##### SUPPLIED ENTRIES

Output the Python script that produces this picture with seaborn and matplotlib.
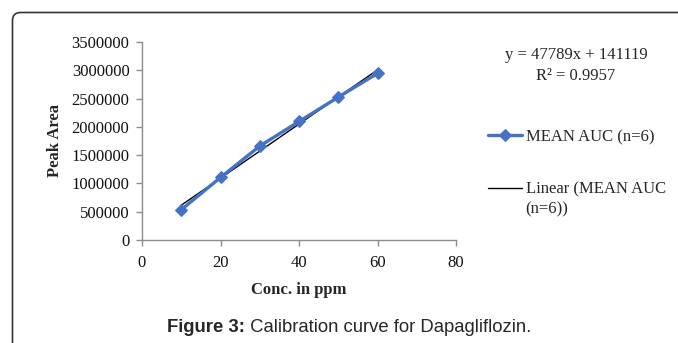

##########
##### SUPPLIED ENTRIES

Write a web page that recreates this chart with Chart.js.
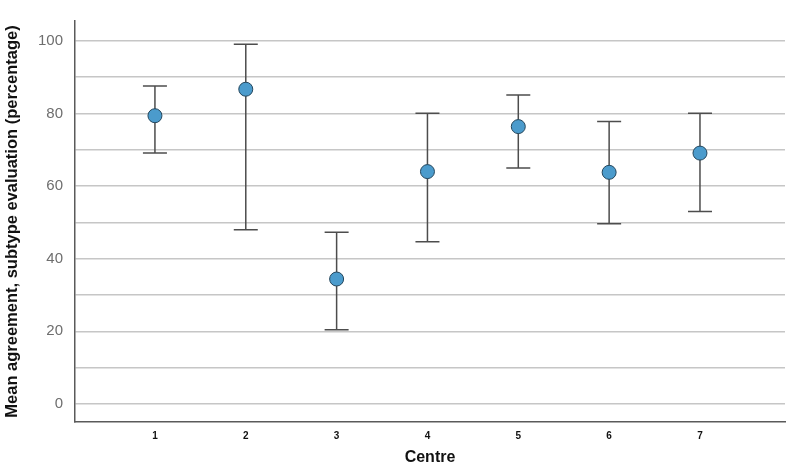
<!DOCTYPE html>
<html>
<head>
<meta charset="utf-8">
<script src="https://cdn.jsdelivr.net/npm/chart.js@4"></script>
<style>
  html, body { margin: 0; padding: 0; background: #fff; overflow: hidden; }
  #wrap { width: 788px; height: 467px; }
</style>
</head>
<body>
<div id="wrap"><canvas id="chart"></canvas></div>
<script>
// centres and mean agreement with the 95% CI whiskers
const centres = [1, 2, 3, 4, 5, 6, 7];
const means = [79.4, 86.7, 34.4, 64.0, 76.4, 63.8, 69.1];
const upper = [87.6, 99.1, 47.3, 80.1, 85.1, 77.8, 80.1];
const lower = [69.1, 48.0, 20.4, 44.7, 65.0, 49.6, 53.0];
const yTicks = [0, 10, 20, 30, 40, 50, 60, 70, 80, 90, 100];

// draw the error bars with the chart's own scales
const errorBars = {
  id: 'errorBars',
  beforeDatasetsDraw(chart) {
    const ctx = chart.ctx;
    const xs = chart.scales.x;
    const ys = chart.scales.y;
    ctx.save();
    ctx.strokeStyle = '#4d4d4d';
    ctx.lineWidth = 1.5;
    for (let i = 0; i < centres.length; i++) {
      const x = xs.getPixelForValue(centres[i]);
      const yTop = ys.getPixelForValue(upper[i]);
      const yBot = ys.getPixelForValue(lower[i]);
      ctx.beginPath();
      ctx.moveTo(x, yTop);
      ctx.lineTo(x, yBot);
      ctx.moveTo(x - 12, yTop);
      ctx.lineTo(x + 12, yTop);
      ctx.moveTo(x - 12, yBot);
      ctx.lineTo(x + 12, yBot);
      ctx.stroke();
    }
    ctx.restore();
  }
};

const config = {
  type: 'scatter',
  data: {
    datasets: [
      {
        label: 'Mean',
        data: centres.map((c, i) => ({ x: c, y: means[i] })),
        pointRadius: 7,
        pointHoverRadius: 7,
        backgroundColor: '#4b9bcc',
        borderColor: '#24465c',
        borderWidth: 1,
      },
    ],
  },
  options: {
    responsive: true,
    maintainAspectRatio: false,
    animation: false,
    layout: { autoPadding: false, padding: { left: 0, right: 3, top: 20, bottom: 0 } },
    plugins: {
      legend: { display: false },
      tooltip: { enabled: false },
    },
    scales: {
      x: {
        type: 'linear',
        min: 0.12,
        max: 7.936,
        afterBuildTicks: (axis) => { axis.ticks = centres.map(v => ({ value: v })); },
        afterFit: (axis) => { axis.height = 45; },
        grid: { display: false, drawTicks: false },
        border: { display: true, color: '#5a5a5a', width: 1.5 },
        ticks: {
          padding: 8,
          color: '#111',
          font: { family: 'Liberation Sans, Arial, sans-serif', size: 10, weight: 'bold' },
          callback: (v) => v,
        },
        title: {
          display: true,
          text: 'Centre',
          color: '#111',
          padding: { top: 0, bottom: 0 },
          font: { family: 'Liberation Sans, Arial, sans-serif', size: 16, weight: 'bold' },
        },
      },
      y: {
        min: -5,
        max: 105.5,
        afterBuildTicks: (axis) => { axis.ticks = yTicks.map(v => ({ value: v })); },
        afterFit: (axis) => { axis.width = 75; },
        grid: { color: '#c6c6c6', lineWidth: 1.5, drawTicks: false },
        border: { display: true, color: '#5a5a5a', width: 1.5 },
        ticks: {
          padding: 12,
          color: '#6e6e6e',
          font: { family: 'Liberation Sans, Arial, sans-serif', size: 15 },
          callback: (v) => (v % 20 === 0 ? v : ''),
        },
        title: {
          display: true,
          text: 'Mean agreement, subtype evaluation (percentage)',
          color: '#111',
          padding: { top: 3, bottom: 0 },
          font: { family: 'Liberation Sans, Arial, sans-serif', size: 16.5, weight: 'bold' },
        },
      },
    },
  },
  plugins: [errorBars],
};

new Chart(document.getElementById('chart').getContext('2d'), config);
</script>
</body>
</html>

##########
##### SUPPLIED ENTRIES

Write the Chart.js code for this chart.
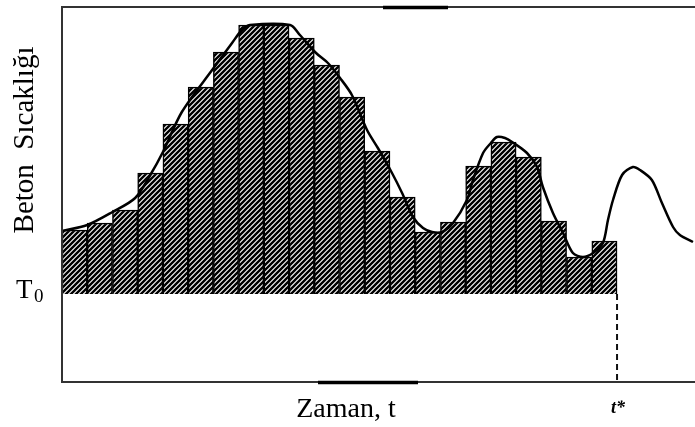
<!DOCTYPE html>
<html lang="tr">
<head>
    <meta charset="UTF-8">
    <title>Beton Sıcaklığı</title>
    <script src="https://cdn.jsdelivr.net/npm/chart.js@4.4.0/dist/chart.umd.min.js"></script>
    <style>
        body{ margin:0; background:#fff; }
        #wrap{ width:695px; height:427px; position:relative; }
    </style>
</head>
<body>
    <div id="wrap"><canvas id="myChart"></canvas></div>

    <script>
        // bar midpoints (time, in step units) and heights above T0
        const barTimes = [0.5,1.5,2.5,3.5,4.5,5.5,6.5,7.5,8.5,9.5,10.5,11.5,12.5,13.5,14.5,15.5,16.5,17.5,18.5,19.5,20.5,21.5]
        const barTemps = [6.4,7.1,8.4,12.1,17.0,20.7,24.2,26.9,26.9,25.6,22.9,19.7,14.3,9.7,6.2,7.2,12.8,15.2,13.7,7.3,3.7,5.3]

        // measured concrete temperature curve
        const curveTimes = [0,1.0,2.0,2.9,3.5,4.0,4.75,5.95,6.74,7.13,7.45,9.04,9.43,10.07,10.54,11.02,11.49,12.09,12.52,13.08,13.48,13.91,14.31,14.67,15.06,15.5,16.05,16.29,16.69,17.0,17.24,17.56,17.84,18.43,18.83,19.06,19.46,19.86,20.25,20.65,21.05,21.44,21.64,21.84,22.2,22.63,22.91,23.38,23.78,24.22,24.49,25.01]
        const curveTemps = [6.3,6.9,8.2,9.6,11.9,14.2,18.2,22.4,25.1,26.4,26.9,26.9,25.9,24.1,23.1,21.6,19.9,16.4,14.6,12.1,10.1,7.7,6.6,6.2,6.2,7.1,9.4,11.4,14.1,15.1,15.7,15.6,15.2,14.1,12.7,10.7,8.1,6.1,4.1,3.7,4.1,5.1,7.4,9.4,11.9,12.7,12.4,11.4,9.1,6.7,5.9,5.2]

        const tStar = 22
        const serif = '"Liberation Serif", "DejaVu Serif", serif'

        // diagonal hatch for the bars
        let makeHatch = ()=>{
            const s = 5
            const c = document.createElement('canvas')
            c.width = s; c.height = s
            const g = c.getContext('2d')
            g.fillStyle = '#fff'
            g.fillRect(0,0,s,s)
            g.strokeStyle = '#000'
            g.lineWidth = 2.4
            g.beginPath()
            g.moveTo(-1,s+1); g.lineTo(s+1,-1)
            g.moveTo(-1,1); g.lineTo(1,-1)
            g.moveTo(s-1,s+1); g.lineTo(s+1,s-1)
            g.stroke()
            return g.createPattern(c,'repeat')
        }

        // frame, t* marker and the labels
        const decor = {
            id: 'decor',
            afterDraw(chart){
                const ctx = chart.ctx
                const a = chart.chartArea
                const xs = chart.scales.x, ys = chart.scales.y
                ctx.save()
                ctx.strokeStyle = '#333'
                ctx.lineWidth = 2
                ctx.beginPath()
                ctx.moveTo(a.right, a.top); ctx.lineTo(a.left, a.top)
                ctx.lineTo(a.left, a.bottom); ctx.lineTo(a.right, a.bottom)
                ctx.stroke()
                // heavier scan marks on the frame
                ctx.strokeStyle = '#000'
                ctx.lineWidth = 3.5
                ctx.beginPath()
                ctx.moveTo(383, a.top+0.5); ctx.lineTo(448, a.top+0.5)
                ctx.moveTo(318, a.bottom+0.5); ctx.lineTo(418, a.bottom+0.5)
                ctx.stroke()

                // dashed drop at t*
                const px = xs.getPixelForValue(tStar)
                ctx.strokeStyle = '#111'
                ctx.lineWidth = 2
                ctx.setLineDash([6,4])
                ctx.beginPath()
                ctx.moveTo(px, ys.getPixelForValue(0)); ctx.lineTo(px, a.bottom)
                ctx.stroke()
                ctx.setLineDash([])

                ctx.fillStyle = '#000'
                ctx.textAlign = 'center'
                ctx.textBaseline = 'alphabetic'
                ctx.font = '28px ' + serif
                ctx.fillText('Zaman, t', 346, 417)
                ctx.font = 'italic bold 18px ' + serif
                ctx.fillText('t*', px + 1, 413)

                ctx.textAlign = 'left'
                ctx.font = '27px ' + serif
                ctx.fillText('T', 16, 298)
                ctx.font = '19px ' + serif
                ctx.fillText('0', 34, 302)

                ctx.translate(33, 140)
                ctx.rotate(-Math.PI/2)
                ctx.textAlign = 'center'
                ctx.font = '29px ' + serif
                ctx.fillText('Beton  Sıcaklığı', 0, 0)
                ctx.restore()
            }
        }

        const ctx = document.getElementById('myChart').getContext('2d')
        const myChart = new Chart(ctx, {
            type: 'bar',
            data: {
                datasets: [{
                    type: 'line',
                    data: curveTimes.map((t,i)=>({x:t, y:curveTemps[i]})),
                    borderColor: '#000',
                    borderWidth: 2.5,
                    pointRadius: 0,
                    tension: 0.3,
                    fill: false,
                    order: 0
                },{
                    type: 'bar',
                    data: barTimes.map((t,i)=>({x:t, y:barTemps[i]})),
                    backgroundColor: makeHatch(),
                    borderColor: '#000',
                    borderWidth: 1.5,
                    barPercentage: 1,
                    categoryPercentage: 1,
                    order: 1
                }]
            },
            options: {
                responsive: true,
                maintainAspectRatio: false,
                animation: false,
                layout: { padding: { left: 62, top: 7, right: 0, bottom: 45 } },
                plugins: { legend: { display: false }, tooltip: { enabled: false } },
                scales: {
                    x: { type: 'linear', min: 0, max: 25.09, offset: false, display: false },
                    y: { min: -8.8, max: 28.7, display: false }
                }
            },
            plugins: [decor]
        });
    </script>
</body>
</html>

##########

YOUR GOAL:
Find all the lines containing "with" in the material, then copy them.

RESULT:
Output the Python script that produces this picture with seaborn and matplotlib.
Write a web page that recreates this chart with Chart.js.
// centres and mean agreement with the 95% CI whiskers
// draw the error bars with the chart's own scales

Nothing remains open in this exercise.